A former Credit Suisse Group AG broker was convicted by a federal jury of fraud for steering corporate clients into risky auction-rate securities, causing nearly $1 billion of losses.

The Brooklyn, New York, jury on Monday found Eric Butler guilty of securities fraud and two counts of conspiracy after less than a day of deliberation, following a three-week trial.

Prosecutors accused Butler and co-defendant Julian Tzolov of buying securities backed by subprime mortgages and other risky debt in order to generate higher commissions, while misleading clients into believing they were getting securities backed by federally guaranteed student loans.

The scheme unraveled in August 2007 when the market for mortgage-backed collateralized debt obligations stalled and auctions for debt backed by those securities began to fail, prosecutors said.

The defendants' fraudulent misrepresentations saddled investors with unknown risks they did not bargain for, said Benton Campbell, the U.S. Attorney for the Eastern District of New York, in a statement.

Butler, 36, faces up to 45 years in prison, the U.S. Attorney's office said.
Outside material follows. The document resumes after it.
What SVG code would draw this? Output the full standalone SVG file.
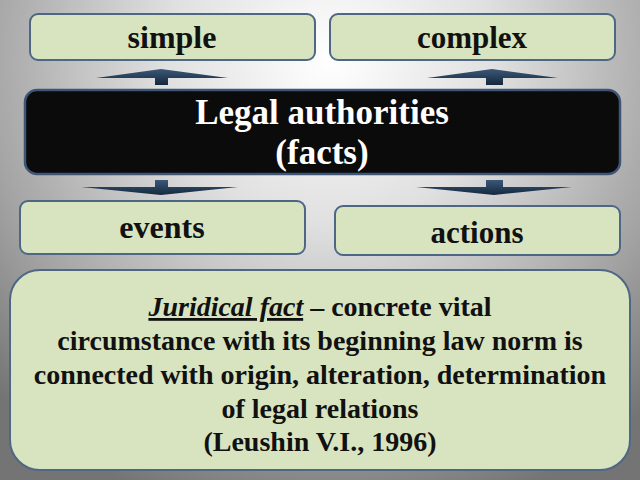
<svg xmlns="http://www.w3.org/2000/svg" width="640" height="480" viewBox="0 0 640 480">
<defs>
<radialGradient id="bg" cx="330" cy="60" r="470" gradientUnits="userSpaceOnUse">
<stop offset="0" stop-color="#ffffff"/>
<stop offset="0.35" stop-color="#e0e0e0"/>
<stop offset="0.75" stop-color="#a2a2a2"/>
<stop offset="1" stop-color="#747474"/>
</radialGradient>
<linearGradient id="arr" x1="0" y1="0" x2="0" y2="1">
<stop offset="0" stop-color="#3b5878"/>
<stop offset="1" stop-color="#15273d"/>
</linearGradient>
<style>
.box{fill:#d8e4bf;stroke:#4d6785;stroke-width:2}
.dark{fill:#0b0b0b;stroke:#3d5576;stroke-width:2.5}
.arrow{fill:url(#arr)}
</style>
</defs>
<rect width="640" height="480" fill="url(#bg)"/>
<g id="simple"><rect class="box" x="30" y="14" width="285" height="46" rx="8"/><text x="172" y="48" font-size="32" font-weight="bold" fill="#111" text-anchor="middle" font-family="Liberation Serif" style="font-family:'Liberation Serif',serif">simple</text></g>
<g id="complex"><rect class="box" x="330" y="14" width="285" height="46" rx="8"/><text x="472" y="48" font-size="31" font-weight="bold" fill="#111" text-anchor="middle" font-family="Liberation Serif" style="font-family:'Liberation Serif',serif">complex</text></g>
<g id="legal"><rect class="dark" x="25" y="90" width="595" height="84" rx="12"/><text x="322" y="124" font-size="35" font-weight="bold" fill="#fff" text-anchor="middle" font-family="Liberation Serif" style="font-family:'Liberation Serif',serif">Legal authorities</text><text x="322" y="164" font-size="35" font-weight="bold" fill="#fff" text-anchor="middle" font-family="Liberation Serif" style="font-family:'Liberation Serif',serif">(facts)</text></g>
<g id="events"><rect class="box" x="20" y="201" width="285" height="53" rx="8"/><text x="162" y="238" font-size="32" font-weight="bold" fill="#111" text-anchor="middle" font-family="Liberation Serif" style="font-family:'Liberation Serif',serif">events</text></g>
<g id="actions"><rect class="box" x="335" y="206" width="285" height="49" rx="8"/><text x="477" y="243" font-size="31" font-weight="bold" fill="#111" text-anchor="middle" font-family="Liberation Serif" style="font-family:'Liberation Serif',serif">actions</text></g>
<g id="definition"><rect class="box" x="10" y="270" width="620" height="200" rx="30"/>
<text font-size="28" font-weight="bold" fill="#111" text-anchor="middle" font-family="Liberation Serif" style="font-family:'Liberation Serif',serif"><tspan x="320" y="316"><tspan font-style="italic" text-decoration="underline">Juridical fact</tspan> – concrete vital</tspan><tspan x="320" y="350">circumstance with its beginning law norm is</tspan><tspan x="320" y="384">connected with origin, alteration, determination</tspan><tspan x="320" y="418">of legal relations</tspan><tspan x="320" y="451">(Leushin V.I., 1996)</tspan></text></g>
<g id="connectors">
<path class="arrow" d="M96 78 L161 69 L228 78 L168 78 L168 85 L155 85 L155 78 Z"/>
<path class="arrow" d="M427 78 L492 69 L558 78 L503 78 L503 85 L486 85 L486 78 Z"/>
<path class="arrow" d="M155 180 L168 180 L168 187 L238 187 L161 195 L81 187 L155 187 Z"/>
<path class="arrow" d="M486 180 L503 180 L503 187 L572 187 L494 195 L416 187 L486 187 Z"/>
</g>
</svg>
Tzolov pleaded guilty on July 22 to fraud charges and to bail jumping, and later testified against Butler. He is awaiting sentencing.

Paul Weinstein, a partner at Emmet, Marvin & Martin LLP who represents Butler, did not immediately return a call seeking comment.

The case is one of the first criminal prosecutions stemming from the credit crisis that started taking hold two years ago.

Also on Monday, New York Attorney General Andrew Cuomo sued Charles Schwab Corp, accusing the discount brokerage of civil fraud for misleading investors about auction-rate debt.

Prosecutors have said companies harmed by Butler and Tzolov included fertilizer maker Potash Corp of Saskatchewan Inc, drugmaker Roche Holding AG and semiconductor company STMicroelectronics NV, among others.

It was a bait-and-switch scheme, Assistant U.S. Attorney John Nowak said in closing arguments on Friday. They deceived clients who had trusted them.

Many investors were stuck holding illiquid auction-rate debt after the $330 billion market began to seize up in 2007 and collapsed in February 2008. Regulators say many brokers in the industry misrepresented the debt as being as safe as cash.

Last September, Credit Suisse agreed with regulators to buy back $550 million of auction-rate debt from retail investors.

The case is U.S. vs. Tzolov et al, U.S. District Court, Eastern District of New York (Brooklyn), No. 08-370.